Directions:
Leaving out the pictures, retype all the material exactly.

****************

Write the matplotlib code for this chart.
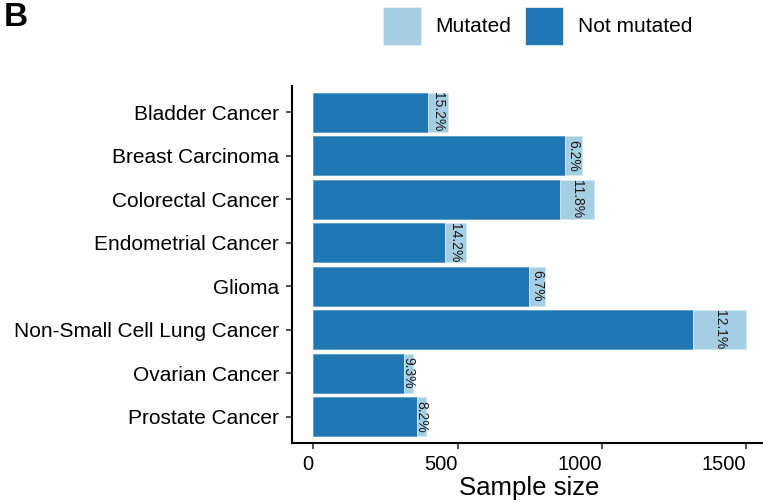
import matplotlib
matplotlib.use("Agg")
import matplotlib.pyplot as plt
from matplotlib.patches import Rectangle
import numpy as np

plt.rcParams["font.family"] = ["Liberation Sans", "DejaVu Sans"]

# Sample counts per cancer type
categories = [
    "Bladder Cancer",
    "Breast Carcinoma",
    "Colorectal Cancer",
    "Endometrial Cancer",
    "Glioma",
    "Non-Small Cell Lung Cancer",
    "Ovarian Cancer",
    "Prostate Cancer",
]
not_mutated = [396, 874, 857, 455, 748, 1318, 313, 359]
mutated = [71, 58, 115, 75, 54, 182, 32, 32]
x_ticks = [0, 500, 1000, 1500]

col_mut = "#A6CEE3"
col_not = "#1F78B4"

W, H = 763, 503
fig = plt.figure(figsize=(W / 100, H / 100), dpi=100)

# axes placement in pixels
ax_l, ax_r, ax_t, ax_b = 291.7, 767.5, 86.0, 442.7
ax = fig.add_axes([ax_l / W, 1 - ax_b / H, (ax_r - ax_l) / W, (ax_b - ax_t) / H])

n = len(categories)
y = np.arange(n, 0, -1)
nm = np.array(not_mutated)
mu = np.array(mutated)
total = nm + mu

ax.barh(y, nm, height=0.9, color=col_not, edgecolor="#5a9bc9", linewidth=0.6)
ax.barh(y, mu, left=nm, height=0.9, color=col_mut, edgecolor="#d4e8f2", linewidth=0.6)

for yi, a, b, t in zip(y, nm, mu, total):
    pct = b / t * 100
    ax.text(a + b / 2, yi, f"{pct:.1f}%", rotation=-90, ha="center", va="center",
            fontsize=10, color="#1a1a1a", rotation_mode="anchor")

ax.set_xlim(-75, 1575)
ax.set_ylim(0.4, n + 0.6)
ax.set_yticks(y)
ax.set_yticklabels(categories, fontsize=15, color="black")
ax.set_xticks(x_ticks)
ax.set_xticklabels([str(v) for v in x_ticks], fontsize=14.5, color="black", ha="right")
ax.tick_params(axis="both", length=4.5, width=1.2, color="#333333")
ax.tick_params(axis="y", pad=4.5)
ax.tick_params(axis="x", pad=4)
for side in ["top", "right"]:
    ax.spines[side].set_visible(False)
for side in ["left", "bottom"]:
    ax.spines[side].set_linewidth(1.5)
    ax.spines[side].set_color("black")
ax.set_xlabel("Sample size", fontsize=18.5, labelpad=2)

# legend drawn at the top
def px_rect(x0, y0, x1, y1, color):
    fig.add_artist(Rectangle((x0 / W, 1 - y1 / H), (x1 - x0) / W, (y1 - y0) / H,
                             transform=fig.transFigure, facecolor=color,
                             edgecolor="#eeeeee", linewidth=0.6))

px_rect(382.7, 7.3, 420.7, 45.0, col_mut)
fig.text(435 / W, 1 - 26.5 / H, "Mutated", fontsize=15, va="center", ha="left")
px_rect(525.0, 7.3, 562.7, 45.0, col_not)
fig.text(578.3 / W, 1 - 26.5 / H, "Not mutated", fontsize=15, va="center", ha="left")

fig.text(4 / W, 1 - 17 / H, "B", fontsize=24, fontweight="bold", va="center", ha="left")

fig.savefig("out.png", dpi=100)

****************

Reply to the exercise:
Write the matplotlib code for this chart.
import matplotlib
matplotlib.use("Agg")
import matplotlib.pyplot as plt
from matplotlib.patches import Rectangle
import numpy as np

plt.rcParams["font.family"] = ["Liberation Sans", "DejaVu Sans"]

# Sample counts per cancer type
categories = [
    "Bladder Cancer",
    "Breast Carcinoma",
    "Colorectal Cancer",
    "Endometrial Cancer",
    "Glioma",
    "Non-Small Cell Lung Cancer",
    "Ovarian Cancer",
    "Prostate Cancer",
]
not_mutated = [396, 874, 857, 455, 748, 1318, 313, 359]
mutated = [71, 58, 115, 75, 54, 182, 32, 32]
x_ticks = [0, 500, 1000, 1500]

col_mut = "#A6CEE3"
col_not = "#1F78B4"

W, H = 763, 503
fig = plt.figure(figsize=(W / 100, H / 100), dpi=100)

# axes placement in pixels
ax_l, ax_r, ax_t, ax_b = 291.7, 767.5, 86.0, 442.7
ax = fig.add_axes([ax_l / W, 1 - ax_b / H, (ax_r - ax_l) / W, (ax_b - ax_t) / H])

n = len(categories)
y = np.arange(n, 0, -1)
nm = np.array(not_mutated)
mu = np.array(mutated)
total = nm + mu

ax.barh(y, nm, height=0.9, color=col_not, edgecolor="#5a9bc9", linewidth=0.6)
ax.barh(y, mu, left=nm, height=0.9, color=col_mut, edgecolor="#d4e8f2", linewidth=0.6)

for yi, a, b, t in zip(y, nm, mu, total):
    pct = b / t * 100
    ax.text(a + b / 2, yi, f"{pct:.1f}%", rotation=-90, ha="center", va="center",
            fontsize=10, color="#1a1a1a", rotation_mode="anchor")

ax.set_xlim(-75, 1575)
ax.set_ylim(0.4, n + 0.6)
ax.set_yticks(y)
ax.set_yticklabels(categories, fontsize=15, color="black")
ax.set_xticks(x_ticks)
ax.set_xticklabels([str(v) for v in x_ticks], fontsize=14.5, color="black", ha="right")
ax.tick_params(axis="both", length=4.5, width=1.2, color="#333333")
ax.tick_params(axis="y", pad=4.5)
ax.tick_params(axis="x", pad=4)
for side in ["top", "right"]:
    ax.spines[side].set_visible(False)
for side in ["left", "bottom"]:
    ax.spines[side].set_linewidth(1.5)
    ax.spines[side].set_color("black")
ax.set_xlabel("Sample size", fontsize=18.5, labelpad=2)

# legend drawn at the top
def px_rect(x0, y0, x1, y1, color):
    fig.add_artist(Rectangle((x0 / W, 1 - y1 / H), (x1 - x0) / W, (y1 - y0) / H,
                             transform=fig.transFigure, facecolor=color,
                             edgecolor="#eeeeee", linewidth=0.6))

px_rect(382.7, 7.3, 420.7, 45.0, col_mut)
fig.text(435 / W, 1 - 26.5 / H, "Mutated", fontsize=15, va="center", ha="left")
px_rect(525.0, 7.3, 562.7, 45.0, col_not)
fig.text(578.3 / W, 1 - 26.5 / H, "Not mutated", fontsize=15, va="center", ha="left")

fig.text(4 / W, 1 - 17 / H, "B", fontsize=24, fontweight="bold", va="center", ha="left")

fig.savefig("out.png", dpi=100)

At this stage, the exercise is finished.